Stored items from a collection
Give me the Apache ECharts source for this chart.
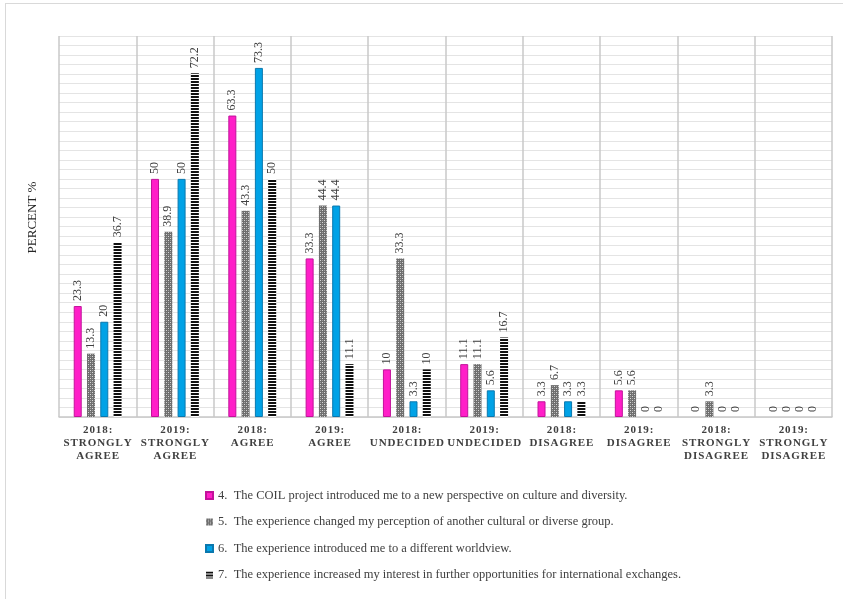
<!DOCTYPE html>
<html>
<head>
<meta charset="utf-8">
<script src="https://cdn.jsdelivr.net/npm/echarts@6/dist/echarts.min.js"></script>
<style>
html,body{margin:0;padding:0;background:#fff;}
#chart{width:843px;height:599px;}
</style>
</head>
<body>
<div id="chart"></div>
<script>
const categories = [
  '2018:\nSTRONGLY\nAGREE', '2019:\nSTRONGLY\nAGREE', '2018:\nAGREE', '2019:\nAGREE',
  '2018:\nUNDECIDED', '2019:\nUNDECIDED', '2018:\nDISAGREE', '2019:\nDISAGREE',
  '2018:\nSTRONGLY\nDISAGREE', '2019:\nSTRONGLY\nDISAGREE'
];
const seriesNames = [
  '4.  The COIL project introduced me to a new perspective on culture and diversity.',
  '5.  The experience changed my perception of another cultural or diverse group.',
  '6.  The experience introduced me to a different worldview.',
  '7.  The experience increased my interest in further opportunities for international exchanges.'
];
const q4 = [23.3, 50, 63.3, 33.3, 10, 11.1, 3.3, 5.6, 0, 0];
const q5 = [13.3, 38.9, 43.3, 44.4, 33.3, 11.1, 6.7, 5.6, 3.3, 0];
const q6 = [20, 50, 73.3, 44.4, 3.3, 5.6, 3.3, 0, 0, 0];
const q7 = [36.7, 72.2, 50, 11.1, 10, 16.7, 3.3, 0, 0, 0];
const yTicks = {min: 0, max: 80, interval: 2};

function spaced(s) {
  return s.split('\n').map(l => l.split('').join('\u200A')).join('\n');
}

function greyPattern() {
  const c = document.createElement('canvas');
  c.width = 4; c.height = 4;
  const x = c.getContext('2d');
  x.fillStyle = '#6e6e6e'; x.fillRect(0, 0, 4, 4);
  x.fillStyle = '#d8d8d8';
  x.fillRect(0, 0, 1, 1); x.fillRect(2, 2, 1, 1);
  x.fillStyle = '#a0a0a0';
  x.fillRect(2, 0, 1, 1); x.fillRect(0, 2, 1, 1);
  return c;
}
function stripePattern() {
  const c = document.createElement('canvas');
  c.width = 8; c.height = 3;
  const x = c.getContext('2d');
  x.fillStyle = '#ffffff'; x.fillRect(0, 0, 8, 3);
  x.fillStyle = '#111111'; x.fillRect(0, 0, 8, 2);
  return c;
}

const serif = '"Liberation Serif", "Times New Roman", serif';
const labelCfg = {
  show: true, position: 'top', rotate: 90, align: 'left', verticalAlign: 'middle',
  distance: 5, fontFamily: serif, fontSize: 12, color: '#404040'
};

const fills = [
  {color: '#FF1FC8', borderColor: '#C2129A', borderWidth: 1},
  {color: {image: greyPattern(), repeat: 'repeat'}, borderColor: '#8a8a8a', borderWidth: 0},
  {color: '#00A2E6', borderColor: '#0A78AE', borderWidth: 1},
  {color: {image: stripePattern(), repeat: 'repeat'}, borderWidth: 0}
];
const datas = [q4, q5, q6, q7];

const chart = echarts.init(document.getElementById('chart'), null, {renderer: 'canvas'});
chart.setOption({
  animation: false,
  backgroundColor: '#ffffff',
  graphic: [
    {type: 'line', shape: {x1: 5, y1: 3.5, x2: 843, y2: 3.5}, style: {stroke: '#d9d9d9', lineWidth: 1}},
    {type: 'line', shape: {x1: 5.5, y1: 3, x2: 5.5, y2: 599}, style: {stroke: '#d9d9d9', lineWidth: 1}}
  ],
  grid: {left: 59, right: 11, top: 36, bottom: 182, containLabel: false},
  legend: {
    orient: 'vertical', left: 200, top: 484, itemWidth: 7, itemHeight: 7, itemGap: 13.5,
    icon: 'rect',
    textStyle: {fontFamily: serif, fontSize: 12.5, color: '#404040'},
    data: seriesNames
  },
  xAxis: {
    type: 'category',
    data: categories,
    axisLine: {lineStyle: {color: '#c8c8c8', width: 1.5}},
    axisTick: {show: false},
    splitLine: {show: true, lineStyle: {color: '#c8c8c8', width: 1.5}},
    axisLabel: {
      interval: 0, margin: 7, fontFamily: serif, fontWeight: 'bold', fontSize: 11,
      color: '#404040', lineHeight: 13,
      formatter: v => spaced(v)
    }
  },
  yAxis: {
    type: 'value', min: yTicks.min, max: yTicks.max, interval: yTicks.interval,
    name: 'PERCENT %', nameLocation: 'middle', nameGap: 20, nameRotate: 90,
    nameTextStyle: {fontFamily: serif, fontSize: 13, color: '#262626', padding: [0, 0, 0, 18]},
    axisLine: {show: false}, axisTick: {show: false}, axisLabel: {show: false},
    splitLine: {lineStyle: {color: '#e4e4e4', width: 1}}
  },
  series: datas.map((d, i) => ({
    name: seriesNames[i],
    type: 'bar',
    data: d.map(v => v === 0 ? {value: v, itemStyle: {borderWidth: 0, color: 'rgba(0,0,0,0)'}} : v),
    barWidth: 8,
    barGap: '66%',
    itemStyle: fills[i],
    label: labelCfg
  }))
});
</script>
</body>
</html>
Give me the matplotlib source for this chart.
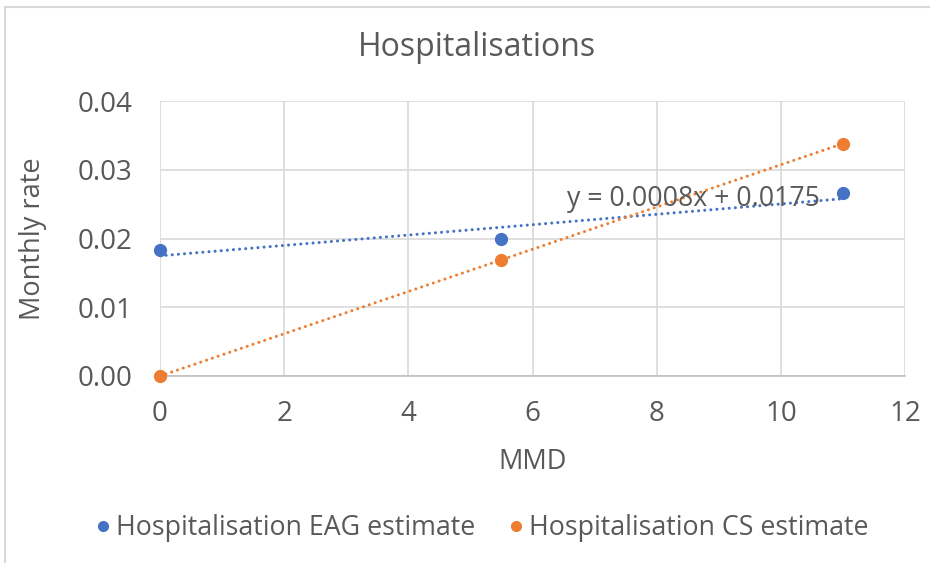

Objective: Copy every line of the listing that includes the string "this".

Full solution:
Give me the Apache ECharts source for this chart.
Give me the matplotlib source for this chart.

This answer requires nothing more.